In the above scenario, the Dodgers' series win probability is 59.5%
Not unlike the first round, the Dodgers look fantastic here.
So - a "juice-free" line on the series is either +/- 164, or +/- 147 in favor of Los Angeles. Either way, you can get the Dodgers now for +101 at Pinnacle and can probably do better with some shopping.
Red Sox vs. Devil Rays
The Sox hold the edge with regard to scoring, as its lineup comes out of the grinder at about a quarter of a run better per game than that of the Rays. Here are the details: Varitek (2.9 runs created per 27 outs), Youkilis (8.3), Pedroia (6.2), Kotsay (4.4), Lowrie (4.6), Bay (6.8), Ellsbury (4.6), Drew (7.0), Ortiz (7.0), for an adjusted team figure of 5.26. For Tampa Bay: Navarro (5.0), Pena (6.7), Iwamura (4.7), Bartlett (4.5), Longoria (5.8), Crawford (4.6), Upton (5.7), Gross (4.6), Floyd (5.5), for an adjusted 5.00.
The Red Sox have the better bullpen and the Rays have the better defense, though the former advantage (3.53 xFIP compared to 3.87) is more significant than the latter (the Rays rate as .13 runs per game better with the gloves).

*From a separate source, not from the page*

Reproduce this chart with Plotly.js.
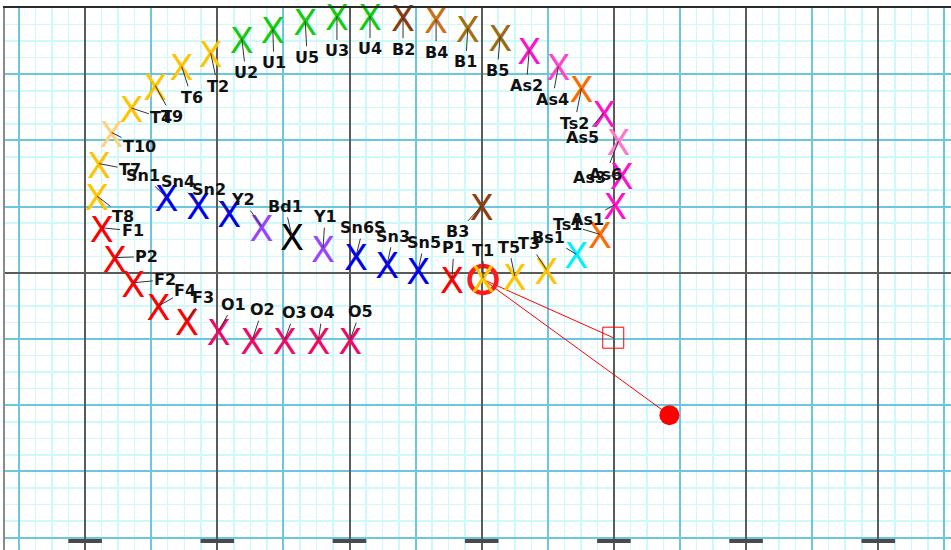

The pitching matchups should provide one edge for the Sox, two edges for the Rays, and one wash. They shake out thusly (complete with xFIP numbers): Beckett (3.35) vs. Shields (4.06), Lester (4.19) vs. Kazmir (4.23), Matsuzaka (4.82) vs. Garza (4.59), and Byrd (5.02) vs. Sonnanstine (4.47).
Let's break it down:
The Red Sox have a .545 chance of winning game one. The Rays have a .520 chance of winning game two. The Red Sox have a .553 chance of winning game three. The Red Sox have a .525 chance of winning game four. The Red Sox have a .631 chance of winning game five. The Rays have a .520 chance of winning game six. The Rays have a .529 chance of winning game seven.
This all adds up to the Red Sox having a 56.3% chance of taking the series, which equates to a "juice-free" line of +/- 129. As I type this the line at Pinnacle is -132/+122, so we are squarely in the middle and will need a fairly significant line move before this becomes a play either way. It is important to remember that the above analysis considers Beckett to be healthy and effective - if for some reason we end up seeing a hobbled and less effective Beckett, everything is up in the air (and if we see Wakefield in lieu of Beckett twice, the probability swings wildly and into the Rays favor - if we replace only one Beckett start with one Wakefield start, the series becomes a coin-flip).
Hold tight for more injury/lineup information or a line move in the American League. We like the Dodgers, who for the second straight series are a false underdog, in the National League.